Tuesday 16 August 2011

Hidden truths

My London Eye has taken a vacation for a while, hence the silence.

I have an Upstate New York Eye at the moment, and it has been amazing to get some much-needed perspective on a lot of things. Family, friends, myself.

When we arrived here, I admit that the prospect of spending a very long time with my parents in an area I grew up... well... nostalgia aside, it seemed daunting. It made me nervous that I would disappear into bad habits, old insecurities, and not spend time relishing the sunshine and the fresh grass under my bare feet.

I wanted to experience joy. Both with and without my children. I wanted to look at old friends' faces, I wanted to hear the music of the lake lapping the shore in the evening sun, I wanted to hold my husband's hand in a dive bar, nursing a cold margarita.

My wishes were granted.

In the beginning, I was confused. I felt frustrated. I felt like I was regressing, and not in a good way. My parents and I butted heads and danced around the uncomfortable distance that results in the years having spent 4,000 miles apart. I felt angry and alone when my other half had to leave me to travel to other countries and work whilst I stayed here with the kids.

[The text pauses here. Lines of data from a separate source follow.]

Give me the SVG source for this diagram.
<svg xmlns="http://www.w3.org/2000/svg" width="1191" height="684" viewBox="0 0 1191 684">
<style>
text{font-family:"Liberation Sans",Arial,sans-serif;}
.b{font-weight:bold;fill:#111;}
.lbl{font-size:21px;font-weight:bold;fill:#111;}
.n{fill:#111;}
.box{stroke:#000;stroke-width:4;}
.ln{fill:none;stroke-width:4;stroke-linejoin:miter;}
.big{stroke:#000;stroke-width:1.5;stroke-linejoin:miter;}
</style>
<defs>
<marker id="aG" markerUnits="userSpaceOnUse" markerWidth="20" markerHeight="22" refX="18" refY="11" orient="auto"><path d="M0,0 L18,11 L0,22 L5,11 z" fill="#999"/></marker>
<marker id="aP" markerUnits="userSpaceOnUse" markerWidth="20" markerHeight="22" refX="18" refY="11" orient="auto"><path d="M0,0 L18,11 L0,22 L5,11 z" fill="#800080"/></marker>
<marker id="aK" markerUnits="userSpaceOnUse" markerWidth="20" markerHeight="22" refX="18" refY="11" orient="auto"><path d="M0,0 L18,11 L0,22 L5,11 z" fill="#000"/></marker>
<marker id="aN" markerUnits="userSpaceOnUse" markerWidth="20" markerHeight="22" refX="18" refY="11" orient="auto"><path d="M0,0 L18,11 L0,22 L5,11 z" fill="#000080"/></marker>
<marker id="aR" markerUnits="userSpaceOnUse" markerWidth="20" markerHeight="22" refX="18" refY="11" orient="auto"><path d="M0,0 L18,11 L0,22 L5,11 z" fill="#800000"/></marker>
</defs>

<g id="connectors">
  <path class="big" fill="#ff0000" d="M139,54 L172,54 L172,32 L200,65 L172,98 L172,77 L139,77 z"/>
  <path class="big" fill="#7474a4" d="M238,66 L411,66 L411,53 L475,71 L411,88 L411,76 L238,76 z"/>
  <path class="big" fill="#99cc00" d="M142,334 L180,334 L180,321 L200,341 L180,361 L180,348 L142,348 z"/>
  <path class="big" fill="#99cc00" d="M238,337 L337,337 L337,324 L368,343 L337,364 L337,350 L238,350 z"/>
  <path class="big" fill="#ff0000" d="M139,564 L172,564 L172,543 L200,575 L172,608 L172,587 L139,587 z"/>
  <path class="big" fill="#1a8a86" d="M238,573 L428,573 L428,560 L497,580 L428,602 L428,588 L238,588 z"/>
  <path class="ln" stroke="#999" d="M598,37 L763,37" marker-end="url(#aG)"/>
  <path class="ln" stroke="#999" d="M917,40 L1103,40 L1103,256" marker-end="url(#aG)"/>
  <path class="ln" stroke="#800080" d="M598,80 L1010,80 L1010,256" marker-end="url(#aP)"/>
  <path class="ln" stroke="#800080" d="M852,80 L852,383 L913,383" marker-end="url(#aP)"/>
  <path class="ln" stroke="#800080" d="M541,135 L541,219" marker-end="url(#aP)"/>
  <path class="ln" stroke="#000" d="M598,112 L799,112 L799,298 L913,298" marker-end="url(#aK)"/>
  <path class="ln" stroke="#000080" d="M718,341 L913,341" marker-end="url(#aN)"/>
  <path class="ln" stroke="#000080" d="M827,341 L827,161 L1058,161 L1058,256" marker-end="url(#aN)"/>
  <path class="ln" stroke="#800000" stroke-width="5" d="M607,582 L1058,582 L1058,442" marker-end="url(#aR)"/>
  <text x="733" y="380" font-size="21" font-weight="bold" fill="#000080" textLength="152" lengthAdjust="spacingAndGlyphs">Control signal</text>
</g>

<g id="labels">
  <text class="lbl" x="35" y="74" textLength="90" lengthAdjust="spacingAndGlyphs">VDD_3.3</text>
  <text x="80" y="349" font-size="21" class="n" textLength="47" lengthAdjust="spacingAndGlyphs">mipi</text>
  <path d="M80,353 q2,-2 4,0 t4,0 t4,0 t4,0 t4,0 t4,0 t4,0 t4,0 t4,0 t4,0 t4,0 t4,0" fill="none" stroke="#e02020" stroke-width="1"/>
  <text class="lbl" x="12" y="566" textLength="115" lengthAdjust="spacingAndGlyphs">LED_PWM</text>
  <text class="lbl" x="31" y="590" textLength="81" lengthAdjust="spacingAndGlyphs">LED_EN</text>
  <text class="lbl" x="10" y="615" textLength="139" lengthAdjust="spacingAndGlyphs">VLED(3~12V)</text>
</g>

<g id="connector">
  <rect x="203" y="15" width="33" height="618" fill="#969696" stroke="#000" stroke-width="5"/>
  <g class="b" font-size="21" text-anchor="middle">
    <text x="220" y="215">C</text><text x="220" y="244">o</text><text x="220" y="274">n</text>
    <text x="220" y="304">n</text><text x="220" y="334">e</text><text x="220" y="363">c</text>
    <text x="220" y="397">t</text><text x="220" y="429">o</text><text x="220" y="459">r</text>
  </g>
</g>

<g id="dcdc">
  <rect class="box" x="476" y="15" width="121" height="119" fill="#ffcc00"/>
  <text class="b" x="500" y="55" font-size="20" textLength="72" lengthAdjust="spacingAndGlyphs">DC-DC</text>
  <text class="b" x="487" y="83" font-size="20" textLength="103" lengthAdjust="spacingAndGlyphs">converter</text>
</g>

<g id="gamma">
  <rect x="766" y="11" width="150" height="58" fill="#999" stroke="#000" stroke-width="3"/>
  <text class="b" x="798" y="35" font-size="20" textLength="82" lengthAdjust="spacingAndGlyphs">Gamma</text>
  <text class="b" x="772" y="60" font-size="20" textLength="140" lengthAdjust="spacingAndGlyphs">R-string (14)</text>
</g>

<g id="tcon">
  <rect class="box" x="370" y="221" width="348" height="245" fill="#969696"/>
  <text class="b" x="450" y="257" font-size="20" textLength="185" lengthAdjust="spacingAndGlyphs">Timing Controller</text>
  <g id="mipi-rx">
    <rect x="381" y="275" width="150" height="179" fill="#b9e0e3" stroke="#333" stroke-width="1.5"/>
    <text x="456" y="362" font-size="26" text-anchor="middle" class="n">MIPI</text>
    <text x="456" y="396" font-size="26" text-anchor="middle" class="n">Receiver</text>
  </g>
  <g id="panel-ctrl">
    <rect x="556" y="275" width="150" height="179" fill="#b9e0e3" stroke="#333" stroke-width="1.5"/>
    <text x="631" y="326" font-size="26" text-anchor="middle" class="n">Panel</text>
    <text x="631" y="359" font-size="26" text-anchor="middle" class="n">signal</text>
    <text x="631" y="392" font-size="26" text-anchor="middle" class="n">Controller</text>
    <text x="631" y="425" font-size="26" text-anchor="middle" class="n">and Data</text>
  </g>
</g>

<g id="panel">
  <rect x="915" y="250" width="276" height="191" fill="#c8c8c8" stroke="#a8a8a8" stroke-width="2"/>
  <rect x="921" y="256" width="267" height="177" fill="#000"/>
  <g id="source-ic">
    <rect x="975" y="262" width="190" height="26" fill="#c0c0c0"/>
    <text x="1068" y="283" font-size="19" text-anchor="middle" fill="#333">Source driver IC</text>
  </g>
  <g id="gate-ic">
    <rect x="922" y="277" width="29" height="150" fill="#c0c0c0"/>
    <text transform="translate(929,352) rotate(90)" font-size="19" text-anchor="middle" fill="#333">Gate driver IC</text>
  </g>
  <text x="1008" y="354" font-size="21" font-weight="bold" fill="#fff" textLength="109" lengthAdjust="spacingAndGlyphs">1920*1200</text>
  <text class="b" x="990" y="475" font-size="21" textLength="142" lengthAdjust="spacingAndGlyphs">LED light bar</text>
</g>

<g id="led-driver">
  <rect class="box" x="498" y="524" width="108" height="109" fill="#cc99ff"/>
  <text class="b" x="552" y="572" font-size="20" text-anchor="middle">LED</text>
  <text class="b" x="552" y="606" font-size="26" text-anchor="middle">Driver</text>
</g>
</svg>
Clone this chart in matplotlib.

But I confronted my fear. I dealt with my issues out in the open- both for myself, and to be honest with my parents. And very soon after, I started feeling a calmness. A peace. An appreciation for the people that my parents have become, and the beauty that I possess in my soul because of them and in spite of them. And they, in turn, have responded to me in a way that I never thought they would. They've helped. They've smiled. They've hugged. They've played.

I have experienced joy in my children's first touches of hot sand under their feet, L's first taste of peanut butter, M's determination to roll over on his 3-month birthday. I have watched L run around naked, M giggle and smile for the first time, I have held my husband's hand in a dive bar and I've seen a beautiful friend that I hadn't seen since she and I were 16 and dreaming about our futures and where we would be.

I'm starting to learn how to cherish the important things in my life. I'm starting to see the silver in the clouds, the sparkle in the water. I don't need games. I need simplicity and beauty in the hard stuff, and the more I ask for that, the more it'll be there.

I came here under the weight of a lot of assumptions about certain people, myself included, and all those assumptions have been blown away. People aren't what they seem. Places aren't what you make of them initially. What's left is the reality of who I am, who my family is, what kind of friends I want and don't want in my life, and what my parents mean to me now.

Certain truths aren't hidden anymore, and the realisation of what I need now and for my future are clear.

And in that clarity I can breathe easier, and I have the space to appreciate the joy that has played out before me, recorded in the little faces that I kiss goodnight every night.